= Task objective =
Below is a listing. Gather each line of it that contains "chart".
--- START ---
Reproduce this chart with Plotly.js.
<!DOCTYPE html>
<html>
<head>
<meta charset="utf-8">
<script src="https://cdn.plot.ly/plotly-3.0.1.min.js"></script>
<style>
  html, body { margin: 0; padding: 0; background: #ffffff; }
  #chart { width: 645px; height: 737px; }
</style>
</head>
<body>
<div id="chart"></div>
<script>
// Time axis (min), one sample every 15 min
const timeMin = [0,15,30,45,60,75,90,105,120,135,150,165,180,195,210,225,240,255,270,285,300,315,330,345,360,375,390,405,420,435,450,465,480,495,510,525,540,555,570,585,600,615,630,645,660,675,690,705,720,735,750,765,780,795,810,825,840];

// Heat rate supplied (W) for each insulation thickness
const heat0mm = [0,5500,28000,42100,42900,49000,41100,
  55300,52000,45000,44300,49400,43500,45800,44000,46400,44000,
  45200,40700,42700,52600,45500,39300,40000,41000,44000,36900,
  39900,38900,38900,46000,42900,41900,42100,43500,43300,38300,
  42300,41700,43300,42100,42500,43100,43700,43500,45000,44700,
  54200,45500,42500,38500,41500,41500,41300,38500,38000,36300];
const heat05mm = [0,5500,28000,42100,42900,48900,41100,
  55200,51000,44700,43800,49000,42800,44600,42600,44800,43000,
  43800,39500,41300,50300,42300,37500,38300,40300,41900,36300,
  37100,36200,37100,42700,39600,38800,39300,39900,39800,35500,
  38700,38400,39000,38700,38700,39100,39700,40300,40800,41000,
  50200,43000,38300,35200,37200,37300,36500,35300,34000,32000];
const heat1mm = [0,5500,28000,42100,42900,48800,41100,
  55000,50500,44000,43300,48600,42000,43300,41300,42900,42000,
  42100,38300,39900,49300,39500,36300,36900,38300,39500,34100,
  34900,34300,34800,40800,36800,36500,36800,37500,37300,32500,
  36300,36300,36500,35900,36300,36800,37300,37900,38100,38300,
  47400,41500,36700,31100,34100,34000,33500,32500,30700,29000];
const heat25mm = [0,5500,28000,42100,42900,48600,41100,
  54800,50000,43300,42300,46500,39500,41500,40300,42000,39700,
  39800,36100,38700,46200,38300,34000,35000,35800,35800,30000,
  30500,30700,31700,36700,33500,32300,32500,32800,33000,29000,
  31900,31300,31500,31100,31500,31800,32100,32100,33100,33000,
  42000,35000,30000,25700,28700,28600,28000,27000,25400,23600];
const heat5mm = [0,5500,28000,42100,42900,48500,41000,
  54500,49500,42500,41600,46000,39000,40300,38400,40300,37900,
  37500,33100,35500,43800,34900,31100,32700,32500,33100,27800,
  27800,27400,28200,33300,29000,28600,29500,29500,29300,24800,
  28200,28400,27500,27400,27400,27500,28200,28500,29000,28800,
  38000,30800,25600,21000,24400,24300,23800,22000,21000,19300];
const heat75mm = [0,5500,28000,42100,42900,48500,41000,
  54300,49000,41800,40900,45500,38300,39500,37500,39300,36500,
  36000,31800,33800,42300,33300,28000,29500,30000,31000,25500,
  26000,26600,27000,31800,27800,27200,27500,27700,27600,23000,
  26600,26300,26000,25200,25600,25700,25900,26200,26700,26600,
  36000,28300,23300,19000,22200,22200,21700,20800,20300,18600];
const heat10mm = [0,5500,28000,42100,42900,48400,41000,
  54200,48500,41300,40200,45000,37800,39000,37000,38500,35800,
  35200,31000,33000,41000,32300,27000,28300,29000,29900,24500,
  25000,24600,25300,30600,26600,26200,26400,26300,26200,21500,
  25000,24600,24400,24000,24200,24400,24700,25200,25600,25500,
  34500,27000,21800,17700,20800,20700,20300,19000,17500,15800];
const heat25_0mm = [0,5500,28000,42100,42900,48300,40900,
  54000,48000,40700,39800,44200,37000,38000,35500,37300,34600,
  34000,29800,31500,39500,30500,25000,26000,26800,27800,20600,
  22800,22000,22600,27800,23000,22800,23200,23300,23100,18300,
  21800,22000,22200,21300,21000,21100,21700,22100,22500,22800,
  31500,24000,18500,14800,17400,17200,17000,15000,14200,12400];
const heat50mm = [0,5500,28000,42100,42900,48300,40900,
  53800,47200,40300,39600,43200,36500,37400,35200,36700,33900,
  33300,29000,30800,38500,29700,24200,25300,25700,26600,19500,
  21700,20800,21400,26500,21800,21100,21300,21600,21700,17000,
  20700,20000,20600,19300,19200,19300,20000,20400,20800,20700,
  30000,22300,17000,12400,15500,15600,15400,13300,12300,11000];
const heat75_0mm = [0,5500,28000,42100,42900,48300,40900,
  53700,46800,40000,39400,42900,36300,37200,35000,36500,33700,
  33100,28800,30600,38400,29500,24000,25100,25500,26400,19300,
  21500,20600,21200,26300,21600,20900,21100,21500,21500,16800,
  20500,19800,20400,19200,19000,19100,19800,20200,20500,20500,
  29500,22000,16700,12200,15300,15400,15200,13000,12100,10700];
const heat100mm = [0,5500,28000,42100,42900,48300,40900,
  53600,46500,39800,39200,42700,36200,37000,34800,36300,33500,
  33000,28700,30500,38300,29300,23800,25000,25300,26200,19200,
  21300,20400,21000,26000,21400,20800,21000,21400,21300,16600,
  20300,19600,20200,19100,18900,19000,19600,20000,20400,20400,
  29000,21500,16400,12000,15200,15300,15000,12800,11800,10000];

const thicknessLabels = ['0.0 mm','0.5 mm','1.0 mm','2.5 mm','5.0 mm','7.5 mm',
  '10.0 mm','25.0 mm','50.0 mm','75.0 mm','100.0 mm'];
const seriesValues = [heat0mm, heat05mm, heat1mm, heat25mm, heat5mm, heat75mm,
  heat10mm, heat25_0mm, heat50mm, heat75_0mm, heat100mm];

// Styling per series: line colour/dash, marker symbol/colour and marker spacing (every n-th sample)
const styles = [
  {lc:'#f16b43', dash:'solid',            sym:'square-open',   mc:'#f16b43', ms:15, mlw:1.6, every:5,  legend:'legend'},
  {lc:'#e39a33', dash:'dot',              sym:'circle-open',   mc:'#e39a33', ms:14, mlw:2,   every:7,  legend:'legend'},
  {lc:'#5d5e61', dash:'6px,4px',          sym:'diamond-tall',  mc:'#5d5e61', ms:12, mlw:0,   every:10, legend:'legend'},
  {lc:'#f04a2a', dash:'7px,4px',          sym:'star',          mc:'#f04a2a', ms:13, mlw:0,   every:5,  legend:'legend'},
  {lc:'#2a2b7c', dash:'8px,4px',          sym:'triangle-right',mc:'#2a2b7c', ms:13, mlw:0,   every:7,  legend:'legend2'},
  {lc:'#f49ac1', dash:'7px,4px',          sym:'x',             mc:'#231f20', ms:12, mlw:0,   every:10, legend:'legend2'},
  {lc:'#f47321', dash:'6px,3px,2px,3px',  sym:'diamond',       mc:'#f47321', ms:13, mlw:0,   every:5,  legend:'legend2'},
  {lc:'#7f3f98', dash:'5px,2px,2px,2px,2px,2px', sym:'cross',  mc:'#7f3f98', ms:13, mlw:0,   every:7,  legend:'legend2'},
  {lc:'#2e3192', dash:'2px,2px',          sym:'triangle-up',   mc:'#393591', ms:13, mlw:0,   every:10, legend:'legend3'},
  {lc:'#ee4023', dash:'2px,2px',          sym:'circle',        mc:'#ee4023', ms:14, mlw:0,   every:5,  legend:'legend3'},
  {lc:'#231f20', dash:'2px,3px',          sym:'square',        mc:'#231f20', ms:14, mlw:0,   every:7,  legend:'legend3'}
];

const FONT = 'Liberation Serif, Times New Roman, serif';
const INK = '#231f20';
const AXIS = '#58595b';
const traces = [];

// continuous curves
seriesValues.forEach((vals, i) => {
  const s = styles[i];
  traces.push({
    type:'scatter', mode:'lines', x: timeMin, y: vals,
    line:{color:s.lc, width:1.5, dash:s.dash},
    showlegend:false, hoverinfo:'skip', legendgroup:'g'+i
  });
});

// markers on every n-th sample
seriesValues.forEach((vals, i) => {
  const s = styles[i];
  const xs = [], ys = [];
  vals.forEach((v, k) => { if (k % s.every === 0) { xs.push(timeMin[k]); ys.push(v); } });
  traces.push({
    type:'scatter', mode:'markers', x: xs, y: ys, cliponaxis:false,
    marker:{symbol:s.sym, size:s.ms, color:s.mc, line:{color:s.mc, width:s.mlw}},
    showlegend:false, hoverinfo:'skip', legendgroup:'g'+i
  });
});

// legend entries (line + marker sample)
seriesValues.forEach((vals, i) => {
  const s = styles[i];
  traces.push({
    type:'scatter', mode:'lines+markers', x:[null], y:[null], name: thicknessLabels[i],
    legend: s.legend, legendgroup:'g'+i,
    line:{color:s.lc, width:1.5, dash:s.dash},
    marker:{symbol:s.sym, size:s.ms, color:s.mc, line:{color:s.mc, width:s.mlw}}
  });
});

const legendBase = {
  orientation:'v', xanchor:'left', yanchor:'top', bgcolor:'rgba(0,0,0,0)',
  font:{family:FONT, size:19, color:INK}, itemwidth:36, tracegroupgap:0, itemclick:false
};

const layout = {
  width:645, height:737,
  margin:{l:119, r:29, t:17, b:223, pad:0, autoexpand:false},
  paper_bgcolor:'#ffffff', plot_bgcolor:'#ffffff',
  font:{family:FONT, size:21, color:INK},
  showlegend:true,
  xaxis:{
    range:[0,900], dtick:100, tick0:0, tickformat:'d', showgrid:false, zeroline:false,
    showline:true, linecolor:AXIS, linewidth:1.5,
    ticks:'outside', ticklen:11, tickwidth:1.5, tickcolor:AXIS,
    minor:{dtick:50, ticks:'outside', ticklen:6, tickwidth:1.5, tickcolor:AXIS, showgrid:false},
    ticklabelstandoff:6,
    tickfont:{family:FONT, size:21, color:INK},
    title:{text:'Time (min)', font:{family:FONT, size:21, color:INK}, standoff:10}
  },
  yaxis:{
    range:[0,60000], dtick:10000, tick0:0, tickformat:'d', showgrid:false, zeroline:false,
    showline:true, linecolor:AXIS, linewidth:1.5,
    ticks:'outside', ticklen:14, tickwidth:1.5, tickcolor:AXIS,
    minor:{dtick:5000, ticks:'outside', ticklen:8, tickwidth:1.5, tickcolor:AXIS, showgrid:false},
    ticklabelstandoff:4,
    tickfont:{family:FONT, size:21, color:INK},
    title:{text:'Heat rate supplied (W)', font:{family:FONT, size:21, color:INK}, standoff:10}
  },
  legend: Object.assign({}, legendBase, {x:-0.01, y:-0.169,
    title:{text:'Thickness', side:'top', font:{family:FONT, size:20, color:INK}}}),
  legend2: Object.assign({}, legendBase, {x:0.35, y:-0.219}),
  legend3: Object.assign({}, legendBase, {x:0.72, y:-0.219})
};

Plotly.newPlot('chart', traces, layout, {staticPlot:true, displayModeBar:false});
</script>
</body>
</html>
--- END ---
= Task output =
Reproduce this chart with Plotly.js.
  #chart { width: 645px; height: 737px; }
<div id="chart"></div>
Plotly.newPlot('chart', traces, layout, {staticPlot:true, displayModeBar:false});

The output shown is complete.